Turkey's influence is greater in northern Iraq and broader, though not deeper, than Iran's in the rest of the country. While the United States invaded and occupied Iraq, losing more than 4,400 troops there, Turkey now exerts what may prove a more lasting legacy — so-called soft power, the assertion of influence through culture, education and business.
And a few statistics: "Trade between the two countries amounted to about $6 billion in 2010, almost double what it was in 2008, Turkish officials say. They project that, in two or three years, Iraq may be Turkey's biggest export market." The Turkish presence is especially strong in the Kurdish region:
About 15,000 Turks work in Erbil and other parts of the north, and Turkish companies, more than 700 of them, make up two-thirds of all foreign companies in the region. Travel requirements have been lifted, and the consulate in Erbil issues as many as 300 visas a day. A Turkish religious movement operates 19 schools in the region, educating 5,500 students, Arabs, Turkmens and Kurds mingling in a lingua franca of English.
But it extends to other part of the country:
The pipeline from Kirkuk, Iraq, to Ceyhan, Turkey, already carries roughly 25 percent of Iraq's oil exports. The Turks have signed on to the ambitious $11 billion Nabucco gas pipeline project, which may bypass Russia and bring Iraqi gas to Europe. Turkish companies have two stakes in oil contracts, and two more in gas projects, potentially worth billions of dollars. In a land of oil, no place has more than Basra.
Turkish ships offshore provide 250 megawatts of electricity a day. Turkish companies have refurbished the Sheraton Hotel in Basra and are helping to build a 65,000-seat stadium. The Turkish national air carrier is planning four flights a week from Istanbul to Basra; only one is offered now, by Iraqi Airways. Vortex, Crazy Dance and other amusement rides in Basraland are Turkish. So are the sweets sold there.

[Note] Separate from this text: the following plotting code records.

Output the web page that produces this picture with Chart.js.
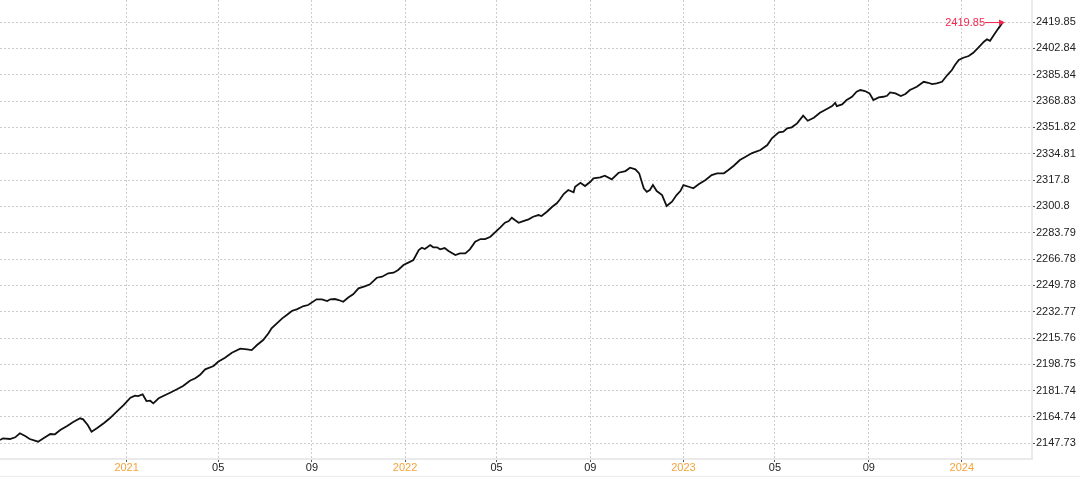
<!DOCTYPE html>
<html>
<head>
<meta charset="utf-8">
<script src="https://cdn.jsdelivr.net/npm/chart.js@4.4.1/dist/chart.umd.min.js"></script>
<style>
  html, body { margin: 0; padding: 0; background: #fff; }
  #wrap { position: relative; width: 1080px; height: 477px; }
</style>
</head>
<body>
<div id="wrap"><canvas id="c"></canvas></div>
<script>
const dates = [
"2020-07-19","2020-07-23","2020-08-01","2020-08-08","2020-08-14","2020-08-21","2020-08-27","2020-09-07","2020-09-14","2020-09-23",
"2020-09-29","2020-10-06","2020-10-15","2020-10-23","2020-11-01","2020-11-05","2020-11-11","2020-11-16","2020-11-23","2020-12-02",
"2020-12-10","2020-12-19","2020-12-28","2021-01-06","2021-01-12","2021-01-16","2021-01-22","2021-01-27","2021-02-01","2021-02-05",
"2021-02-12","2021-02-18","2021-02-27","2021-03-08","2021-03-16","2021-03-25","2021-04-01","2021-04-07","2021-04-14","2021-04-25",
"2021-05-01","2021-05-10","2021-05-19","2021-05-30","2021-06-08","2021-06-14","2021-06-21","2021-06-29","2021-07-06","2021-07-10",
"2021-07-17","2021-07-24","2021-07-30","2021-08-06","2021-08-12","2021-08-21","2021-08-27","2021-09-07","2021-09-14","2021-09-21",
"2021-09-25","2021-10-01","2021-10-06","2021-10-12","2021-10-19","2021-10-25","2021-11-01","2021-11-10","2021-11-16","2021-11-25",
"2021-12-02","2021-12-10","2021-12-17","2021-12-23","2021-12-30","2022-01-06","2022-01-12","2022-01-19","2022-01-23","2022-01-27",
"2022-02-03","2022-02-07","2022-02-12","2022-02-16","2022-02-22","2022-02-27","2022-03-08","2022-03-14","2022-03-21","2022-03-27",
"2022-04-03","2022-04-10","2022-04-16","2022-04-23","2022-04-29","2022-05-06","2022-05-12","2022-05-17","2022-05-21","2022-05-25",
"2022-05-30","2022-06-05","2022-06-12","2022-06-18","2022-06-25","2022-06-29","2022-07-06","2022-07-13","2022-07-19","2022-07-23",
"2022-07-28","2022-08-03","2022-08-10","2022-08-12","2022-08-19","2022-08-25","2022-09-01","2022-09-05","2022-09-14","2022-09-20",
"2022-09-29","2022-10-08","2022-10-17","2022-10-23","2022-10-30","2022-11-04","2022-11-10","2022-11-14","2022-11-18","2022-11-22",
"2022-11-27","2022-12-04","2022-12-10","2022-12-17","2022-12-23","2022-12-28","2023-01-01","2023-01-08","2023-01-14","2023-01-21",
"2023-01-30","2023-02-07","2023-02-14","2023-02-23","2023-03-01","2023-03-08","2023-03-16","2023-03-23","2023-04-01","2023-04-12",
"2023-04-21","2023-04-27","2023-05-06","2023-05-12","2023-05-17","2023-05-23","2023-05-30","2023-06-07","2023-06-13","2023-06-21",
"2023-06-29","2023-07-08","2023-07-15","2023-07-19","2023-07-21","2023-07-28","2023-08-03","2023-08-10","2023-08-16","2023-08-21",
"2023-08-27","2023-09-02","2023-09-07","2023-09-14","2023-09-20","2023-09-25","2023-09-29","2023-10-06","2023-10-13","2023-10-19",
"2023-10-25","2023-11-03","2023-11-12","2023-11-18","2023-11-23","2023-11-29","2023-12-06","2023-12-13","2023-12-19","2023-12-23",
"2023-12-28","2024-01-03","2024-01-10","2024-01-16","2024-01-23","2024-01-30","2024-02-03","2024-02-07","2024-02-12","2024-02-18",
"2024-02-24"
];
const values = [
2149.86,2150.96,2150.51,2151.61,2154.19,2152.45,2150.51,2148.77,2150.96,2153.74,
2153.55,2156.32,2158.91,2161.49,2163.88,2163.23,2159.55,2155.23,2157.42,2160.65,
2163.88,2168.14,2172.47,2177.18,2178.48,2178.28,2179.38,2175.05,2175.25,2173.57,
2176.80,2178.28,2180.41,2182.61,2184.74,2188.17,2189.72,2191.85,2195.53,2197.66,
2200.44,2203.02,2206.25,2208.84,2208.45,2207.99,2211.22,2214.45,2218.78,2222.01,
2225.24,2228.47,2230.60,2233.38,2234.28,2236.41,2237.06,2240.74,2240.74,2239.64,
2240.74,2240.94,2240.29,2239.19,2242.03,2243.97,2247.85,2249.33,2250.43,2254.69,
2255.34,2257.54,2257.92,2259.67,2262.90,2264.64,2266.13,2272.58,2274.07,2273.23,
2275.81,2274.33,2274.33,2273.04,2273.88,2271.94,2269.36,2270.45,2270.45,2273.04,
2277.95,2279.69,2279.69,2281.18,2284.02,2287.25,2290.22,2291.32,2293.45,2291.96,
2290.22,2291.32,2292.41,2294.09,2295.19,2294.55,2297.32,2300.55,2302.75,2305.20,
2308.76,2311.34,2309.85,2313.47,2316.05,2313.92,2316.70,2318.90,2319.54,2320.57,
2318.25,2322.51,2323.61,2325.74,2324.71,2322.12,2312.44,2310.24,2311.34,2314.57,
2310.69,2308.11,2301.00,2303.78,2308.11,2310.69,2314.57,2313.47,2312.44,2315.02,
2317.80,2321.03,2322.12,2322.12,2324.26,2327.03,2330.72,2332.65,2335.24,2337.17,
2340.40,2344.73,2348.61,2349.00,2351.19,2351.84,2354.42,2359.33,2356.10,2358.04,
2361.27,2363.66,2365.59,2367.73,2365.59,2366.69,2369.47,2371.60,2374.83,2375.93,
2375.28,2373.80,2369.47,2371.21,2371.60,2372.25,2374.44,2373.80,2372.05,2373.35,
2375.93,2378.06,2381.29,2380.64,2379.80,2380.26,2381.29,2385.62,2388.85,2392.08,
2395.31,2396.79,2397.89,2400.02,2403.51,2407.13,2408.68,2407.77,2411.45,2415.78,
2419.85
];
const xTickDates = ["2021-01-01","2021-05-01","2021-09-01","2022-01-01","2022-05-01","2022-09-01","2023-01-01","2023-05-01","2023-09-01","2024-01-01"];
const xTickLabels = ["2021","05","09","2022","05","09","2023","05","09","2024"];
const yTicks = [2147.73,2164.74,2181.74,2198.75,2215.76,2232.77,2249.78,2266.78,2283.79,2300.8,2317.8,2334.81,2351.82,2368.83,2385.84,2402.84,2419.85];
const yTickLabels = ["2147.73","2164.74","2181.74","2198.75","2215.76","2232.77","2249.78","2266.78","2283.79","2300.8","2317.8","2334.81","2351.82","2368.83","2385.84","2402.84","2419.85"];
const xRange = ["2020-07-19","2024-04-02"];
const yRange = [2137.6, 2434.1];
const lastLabel = "2419.85";

const points = dates.map((d, i) => ({ x: Date.parse(d), y: values[i] }));
const FONT = "'Liberation Sans', Arial, Helvetica, sans-serif";
const RED = '#f5294f';

const lastMarker = {
  id: 'lastMarker',
  afterDatasetsDraw(chart) {
    const meta = chart.getDatasetMeta(0);
    const pt = meta.data[meta.data.length - 1];
    const ctx = chart.ctx;
    const x = pt.x, y = pt.y;
    ctx.save();
    ctx.strokeStyle = RED;
    ctx.fillStyle = RED;
    ctx.lineWidth = 1;
    ctx.beginPath();
    ctx.moveTo(x - 18, y + 0.5);
    ctx.lineTo(x + 1, y + 0.5);
    ctx.stroke();
    ctx.beginPath();
    ctx.moveTo(x + 2, y + 0.5);
    ctx.lineTo(x - 4, y - 2.5);
    ctx.lineTo(x - 4, y + 3.5);
    ctx.closePath();
    ctx.fill();
    ctx.font = '11px ' + FONT;
    ctx.textAlign = 'right';
    ctx.textBaseline = 'middle';
    ctx.fillText(lastLabel, x - 18, y + 0.5);
    ctx.restore();
  },
  afterDraw(chart) {
    const ctx = chart.ctx;
    ctx.save();
    ctx.strokeStyle = '#ececec';
    ctx.lineWidth = 1;
    ctx.beginPath();
    ctx.moveTo(0, 476.5);
    ctx.lineTo(1080, 476.5);
    ctx.stroke();
    ctx.restore();
  }
};

new Chart(document.getElementById('c'), {
  type: 'line',
  data: {
    datasets: [{
      data: points,
      borderColor: '#111',
      borderWidth: 1.8,
      pointRadius: 0,
      tension: 0,
      fill: false
    }]
  },
  options: {
    responsive: true,
    maintainAspectRatio: false,
    animation: false,
    layout: { padding: 0 },
    plugins: { legend: { display: false }, tooltip: { enabled: false } },
    scales: {
      x: {
        type: 'linear',
        min: Date.parse(xRange[0]),
        max: Date.parse(xRange[1]),
        afterBuildTicks: (s) => { s.ticks = xTickDates.map(d => ({ value: Date.parse(d) })); },
        afterFit: (s) => { s.height = 18; s.paddingLeft = 0; s.paddingRight = 0; },
        grid: { color: '#cdcdcd', drawTicks: true, tickLength: 3, tickColor: '#555', tickBorderDash: [] },
        border: { display: true, color: '#eaeaea', width: 2, dash: [2, 2] },
        ticks: {
          autoSkip: false, maxRotation: 0, padding: -1,
          font: { size: 11, family: FONT },
          color: (c) => (xTickLabels[c.index] && xTickLabels[c.index].length === 4) ? '#f5a33b' : '#222',
          callback: (v, i) => xTickLabels[i]
        }
      },
      y: {
        type: 'linear',
        position: 'right',
        min: yRange[0],
        max: yRange[1],
        afterBuildTicks: (s) => { s.ticks = yTicks.map(v => ({ value: v })); },
        afterFit: (s) => { s.width = 48; s.paddingTop = 0; s.paddingBottom = 0; },
        grid: { color: '#cdcdcd', drawTicks: true, tickLength: 3, tickColor: '#555', tickBorderDash: [] },
        border: { display: true, color: '#eaeaea', width: 2, dash: [2, 2] },
        ticks: {
          autoSkip: false, padding: 1,
          font: { size: 11, family: FONT },
          color: '#222',
          callback: (v, i) => yTickLabels[i]
        }
      }
    }
  },
  plugins: [lastMarker]
});
</script>
</body>
</html>
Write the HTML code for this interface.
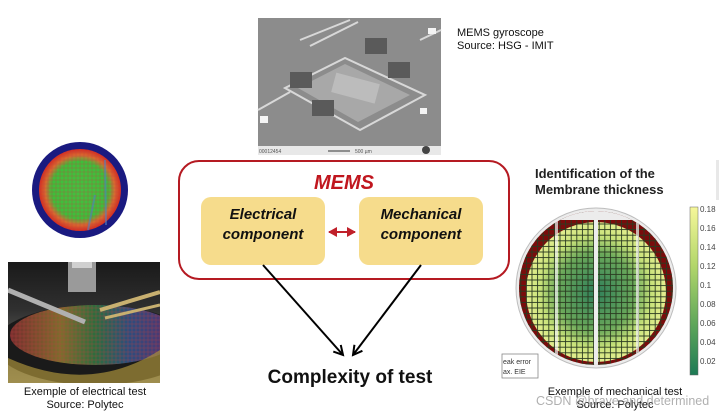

The influence extends to popular culture:
Posters of Turkish television serials — from "Muhannad and Nour" to "Forbidden Love" — sell by the tens of thousands. The action series "Valley of the Wolves" is a sensation, the lead actor lending his name to cafes. His own posters are computer-altered to show him in traditional Kurdish or Arab dress — grist for a graduate school seminar on the adaptability of cultural symbols.